◆ Extracted material ◆
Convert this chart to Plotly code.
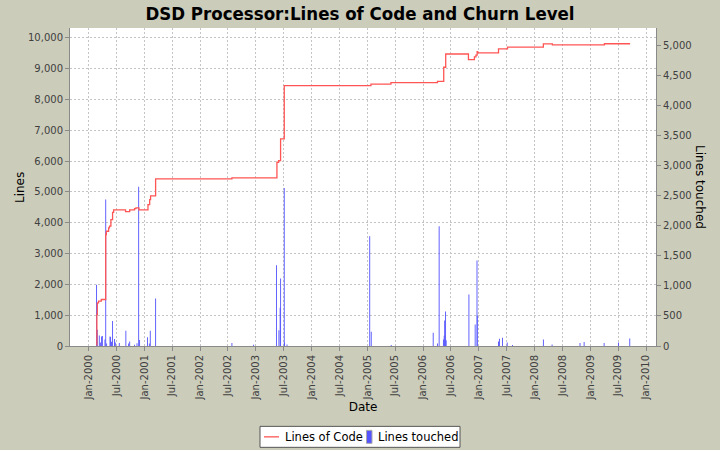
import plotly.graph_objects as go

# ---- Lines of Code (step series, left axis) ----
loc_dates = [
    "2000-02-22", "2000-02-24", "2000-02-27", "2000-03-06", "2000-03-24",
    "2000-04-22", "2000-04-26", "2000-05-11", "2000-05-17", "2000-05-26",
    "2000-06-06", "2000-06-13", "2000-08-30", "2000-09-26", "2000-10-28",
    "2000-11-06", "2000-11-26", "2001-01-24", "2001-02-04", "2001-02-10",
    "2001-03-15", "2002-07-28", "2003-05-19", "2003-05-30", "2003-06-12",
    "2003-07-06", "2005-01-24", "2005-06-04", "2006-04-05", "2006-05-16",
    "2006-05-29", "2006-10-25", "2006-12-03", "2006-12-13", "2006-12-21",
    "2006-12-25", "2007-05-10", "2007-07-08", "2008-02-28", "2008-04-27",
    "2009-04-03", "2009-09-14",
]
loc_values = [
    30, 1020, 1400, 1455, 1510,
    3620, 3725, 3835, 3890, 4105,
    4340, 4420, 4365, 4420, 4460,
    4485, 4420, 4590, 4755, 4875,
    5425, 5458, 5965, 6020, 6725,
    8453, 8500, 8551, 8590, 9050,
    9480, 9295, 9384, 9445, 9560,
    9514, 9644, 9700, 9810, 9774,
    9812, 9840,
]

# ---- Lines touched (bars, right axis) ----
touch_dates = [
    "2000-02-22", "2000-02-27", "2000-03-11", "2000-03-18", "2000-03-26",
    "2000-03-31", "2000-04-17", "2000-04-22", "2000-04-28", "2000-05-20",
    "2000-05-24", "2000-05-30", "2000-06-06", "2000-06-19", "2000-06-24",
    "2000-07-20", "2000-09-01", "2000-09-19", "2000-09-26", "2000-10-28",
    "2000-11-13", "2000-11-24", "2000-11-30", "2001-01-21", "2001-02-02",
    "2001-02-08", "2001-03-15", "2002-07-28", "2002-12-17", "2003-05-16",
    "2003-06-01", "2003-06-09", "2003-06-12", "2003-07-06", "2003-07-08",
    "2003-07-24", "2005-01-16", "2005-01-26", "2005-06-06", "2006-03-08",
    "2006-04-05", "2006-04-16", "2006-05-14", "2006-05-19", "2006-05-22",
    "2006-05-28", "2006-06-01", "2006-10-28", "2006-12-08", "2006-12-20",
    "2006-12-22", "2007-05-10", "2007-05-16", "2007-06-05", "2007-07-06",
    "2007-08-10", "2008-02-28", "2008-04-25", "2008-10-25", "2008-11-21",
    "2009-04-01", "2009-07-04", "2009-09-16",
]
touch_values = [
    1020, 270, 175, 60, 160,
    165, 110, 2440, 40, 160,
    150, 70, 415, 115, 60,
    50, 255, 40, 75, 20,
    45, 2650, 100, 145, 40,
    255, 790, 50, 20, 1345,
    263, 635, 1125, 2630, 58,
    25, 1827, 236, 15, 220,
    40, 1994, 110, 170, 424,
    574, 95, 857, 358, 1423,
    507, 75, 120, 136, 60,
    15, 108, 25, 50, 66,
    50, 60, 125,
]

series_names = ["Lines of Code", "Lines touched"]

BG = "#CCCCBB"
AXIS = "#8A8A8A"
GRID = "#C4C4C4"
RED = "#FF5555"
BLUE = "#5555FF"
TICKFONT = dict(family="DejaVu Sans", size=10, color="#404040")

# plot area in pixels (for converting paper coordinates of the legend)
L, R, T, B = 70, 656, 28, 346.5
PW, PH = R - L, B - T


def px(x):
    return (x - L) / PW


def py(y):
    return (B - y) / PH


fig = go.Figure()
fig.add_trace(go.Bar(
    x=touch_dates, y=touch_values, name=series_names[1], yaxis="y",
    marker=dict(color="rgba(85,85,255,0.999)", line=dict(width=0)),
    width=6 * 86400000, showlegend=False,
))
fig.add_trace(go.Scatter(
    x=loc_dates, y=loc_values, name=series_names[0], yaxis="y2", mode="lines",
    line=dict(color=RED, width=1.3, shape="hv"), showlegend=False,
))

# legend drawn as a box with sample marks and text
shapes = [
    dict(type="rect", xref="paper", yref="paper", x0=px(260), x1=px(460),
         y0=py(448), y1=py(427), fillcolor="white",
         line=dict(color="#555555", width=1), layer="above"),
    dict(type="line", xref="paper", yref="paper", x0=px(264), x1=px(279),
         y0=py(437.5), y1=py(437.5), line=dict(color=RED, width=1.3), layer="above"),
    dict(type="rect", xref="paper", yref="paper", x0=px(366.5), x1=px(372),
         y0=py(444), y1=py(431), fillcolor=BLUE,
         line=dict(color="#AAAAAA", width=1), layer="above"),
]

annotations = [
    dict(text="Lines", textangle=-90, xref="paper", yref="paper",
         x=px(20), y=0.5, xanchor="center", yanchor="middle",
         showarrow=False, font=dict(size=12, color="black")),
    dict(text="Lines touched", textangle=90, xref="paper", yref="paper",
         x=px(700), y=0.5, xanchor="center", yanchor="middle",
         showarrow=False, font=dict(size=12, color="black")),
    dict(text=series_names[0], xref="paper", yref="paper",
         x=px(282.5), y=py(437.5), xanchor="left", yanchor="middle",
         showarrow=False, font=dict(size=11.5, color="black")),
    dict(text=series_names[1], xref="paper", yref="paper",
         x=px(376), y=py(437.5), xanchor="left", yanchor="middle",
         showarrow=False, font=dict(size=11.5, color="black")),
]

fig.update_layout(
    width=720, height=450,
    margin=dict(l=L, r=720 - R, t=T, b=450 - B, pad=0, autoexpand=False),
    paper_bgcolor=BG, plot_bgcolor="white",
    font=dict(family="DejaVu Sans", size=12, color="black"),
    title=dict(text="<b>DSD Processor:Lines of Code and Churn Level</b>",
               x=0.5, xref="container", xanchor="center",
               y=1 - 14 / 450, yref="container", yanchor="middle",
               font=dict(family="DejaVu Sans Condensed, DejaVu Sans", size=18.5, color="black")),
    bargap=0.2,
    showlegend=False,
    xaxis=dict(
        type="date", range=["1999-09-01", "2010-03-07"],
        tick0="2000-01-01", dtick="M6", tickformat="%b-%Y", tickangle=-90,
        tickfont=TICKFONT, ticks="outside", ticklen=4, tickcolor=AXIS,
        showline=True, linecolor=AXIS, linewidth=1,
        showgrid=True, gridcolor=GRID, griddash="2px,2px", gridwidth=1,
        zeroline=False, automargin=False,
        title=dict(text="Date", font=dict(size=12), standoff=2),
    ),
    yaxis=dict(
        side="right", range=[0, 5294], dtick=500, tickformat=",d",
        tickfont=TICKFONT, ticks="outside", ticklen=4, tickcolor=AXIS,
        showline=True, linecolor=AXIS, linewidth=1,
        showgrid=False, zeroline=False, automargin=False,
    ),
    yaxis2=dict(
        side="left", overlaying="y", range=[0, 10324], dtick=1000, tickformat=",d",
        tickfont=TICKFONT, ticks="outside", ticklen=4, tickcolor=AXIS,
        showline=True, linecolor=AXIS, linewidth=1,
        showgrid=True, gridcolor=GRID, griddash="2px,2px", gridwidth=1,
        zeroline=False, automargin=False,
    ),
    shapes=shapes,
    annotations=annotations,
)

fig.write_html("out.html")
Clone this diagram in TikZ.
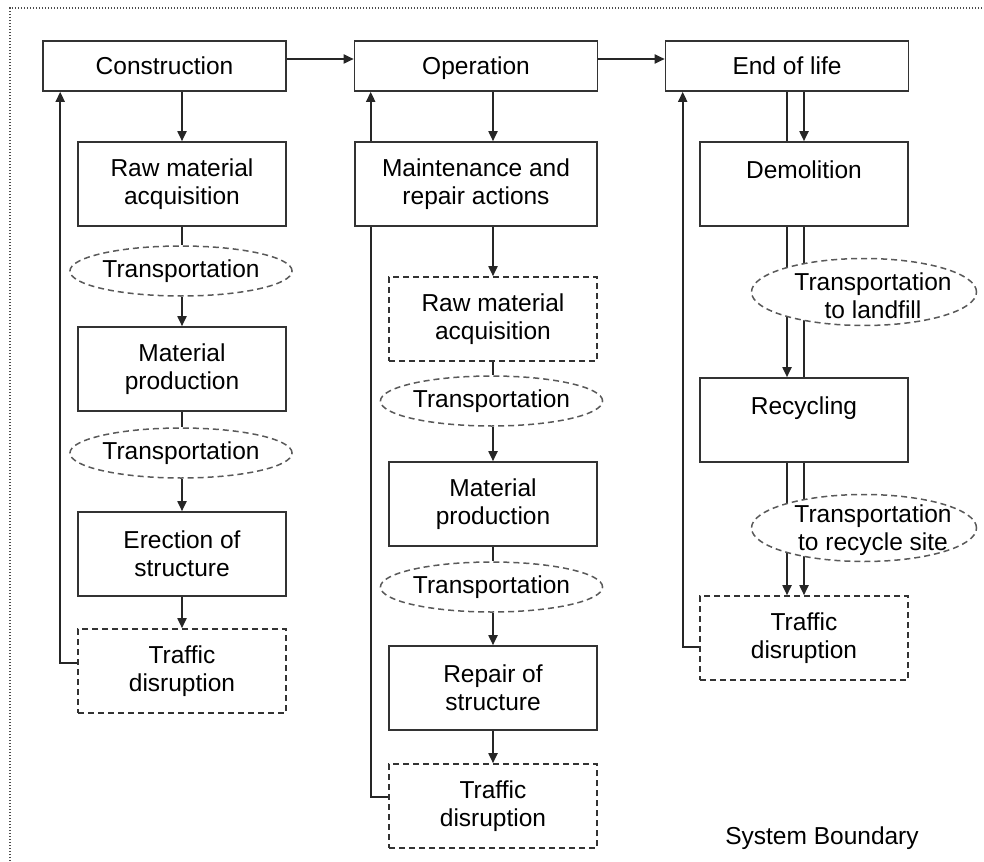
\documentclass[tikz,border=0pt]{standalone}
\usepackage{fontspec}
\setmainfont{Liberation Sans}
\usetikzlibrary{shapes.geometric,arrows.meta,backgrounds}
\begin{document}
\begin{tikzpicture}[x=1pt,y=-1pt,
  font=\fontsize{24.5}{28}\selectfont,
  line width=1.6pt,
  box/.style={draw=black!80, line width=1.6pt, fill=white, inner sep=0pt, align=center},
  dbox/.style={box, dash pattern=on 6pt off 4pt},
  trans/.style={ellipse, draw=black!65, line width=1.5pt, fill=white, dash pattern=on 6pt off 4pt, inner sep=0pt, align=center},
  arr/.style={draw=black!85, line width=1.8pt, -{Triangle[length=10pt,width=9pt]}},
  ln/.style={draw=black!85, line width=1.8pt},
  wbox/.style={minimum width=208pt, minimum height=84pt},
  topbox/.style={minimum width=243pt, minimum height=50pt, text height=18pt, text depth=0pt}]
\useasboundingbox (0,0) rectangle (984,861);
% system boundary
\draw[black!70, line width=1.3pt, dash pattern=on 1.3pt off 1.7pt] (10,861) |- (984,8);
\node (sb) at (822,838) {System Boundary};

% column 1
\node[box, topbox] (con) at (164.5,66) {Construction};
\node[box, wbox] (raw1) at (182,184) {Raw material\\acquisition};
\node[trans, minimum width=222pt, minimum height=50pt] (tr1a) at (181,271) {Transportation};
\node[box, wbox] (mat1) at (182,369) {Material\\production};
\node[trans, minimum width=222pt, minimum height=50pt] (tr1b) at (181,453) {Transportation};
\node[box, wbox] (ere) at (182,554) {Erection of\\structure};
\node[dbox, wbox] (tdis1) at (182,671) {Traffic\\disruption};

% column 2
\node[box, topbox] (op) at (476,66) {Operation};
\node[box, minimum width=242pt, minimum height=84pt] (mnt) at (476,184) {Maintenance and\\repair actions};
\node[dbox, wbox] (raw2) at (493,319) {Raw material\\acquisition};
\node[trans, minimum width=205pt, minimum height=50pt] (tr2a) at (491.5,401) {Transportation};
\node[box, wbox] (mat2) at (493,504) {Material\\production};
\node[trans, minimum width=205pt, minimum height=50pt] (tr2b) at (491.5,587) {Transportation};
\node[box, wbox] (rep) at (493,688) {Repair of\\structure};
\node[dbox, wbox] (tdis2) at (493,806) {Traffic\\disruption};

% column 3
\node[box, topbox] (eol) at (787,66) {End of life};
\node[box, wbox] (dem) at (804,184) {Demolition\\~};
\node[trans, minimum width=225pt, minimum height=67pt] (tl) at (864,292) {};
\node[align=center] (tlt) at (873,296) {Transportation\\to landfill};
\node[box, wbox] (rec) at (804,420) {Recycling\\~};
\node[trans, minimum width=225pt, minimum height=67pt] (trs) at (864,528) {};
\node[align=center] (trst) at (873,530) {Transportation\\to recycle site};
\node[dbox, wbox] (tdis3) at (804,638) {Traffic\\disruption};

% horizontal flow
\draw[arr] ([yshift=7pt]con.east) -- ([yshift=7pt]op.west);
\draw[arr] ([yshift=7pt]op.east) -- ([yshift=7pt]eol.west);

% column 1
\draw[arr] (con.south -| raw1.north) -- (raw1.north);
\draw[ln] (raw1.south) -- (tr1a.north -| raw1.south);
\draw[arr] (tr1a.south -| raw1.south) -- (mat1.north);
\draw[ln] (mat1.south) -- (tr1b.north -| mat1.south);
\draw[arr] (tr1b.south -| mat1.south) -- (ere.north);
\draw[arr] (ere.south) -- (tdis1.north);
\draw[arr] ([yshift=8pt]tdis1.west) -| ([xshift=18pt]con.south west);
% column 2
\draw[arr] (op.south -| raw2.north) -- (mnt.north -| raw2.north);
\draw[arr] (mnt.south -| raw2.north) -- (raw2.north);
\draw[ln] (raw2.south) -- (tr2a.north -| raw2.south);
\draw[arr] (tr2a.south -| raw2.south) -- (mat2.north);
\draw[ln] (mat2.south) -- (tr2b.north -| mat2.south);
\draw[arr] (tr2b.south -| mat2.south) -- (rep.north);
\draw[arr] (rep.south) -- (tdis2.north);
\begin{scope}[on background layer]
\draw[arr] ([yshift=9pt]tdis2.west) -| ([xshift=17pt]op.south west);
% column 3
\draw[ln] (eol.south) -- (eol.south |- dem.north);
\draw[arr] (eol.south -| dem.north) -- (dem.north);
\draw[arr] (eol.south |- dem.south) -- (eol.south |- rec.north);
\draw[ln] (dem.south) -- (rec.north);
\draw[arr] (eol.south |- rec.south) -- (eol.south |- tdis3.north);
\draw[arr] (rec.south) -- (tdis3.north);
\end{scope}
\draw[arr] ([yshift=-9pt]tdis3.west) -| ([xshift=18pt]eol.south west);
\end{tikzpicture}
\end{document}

◆ What is needed ◆
Each line that holds the string "this" counts once; give the total and nothing else.

◆ Response ◆
2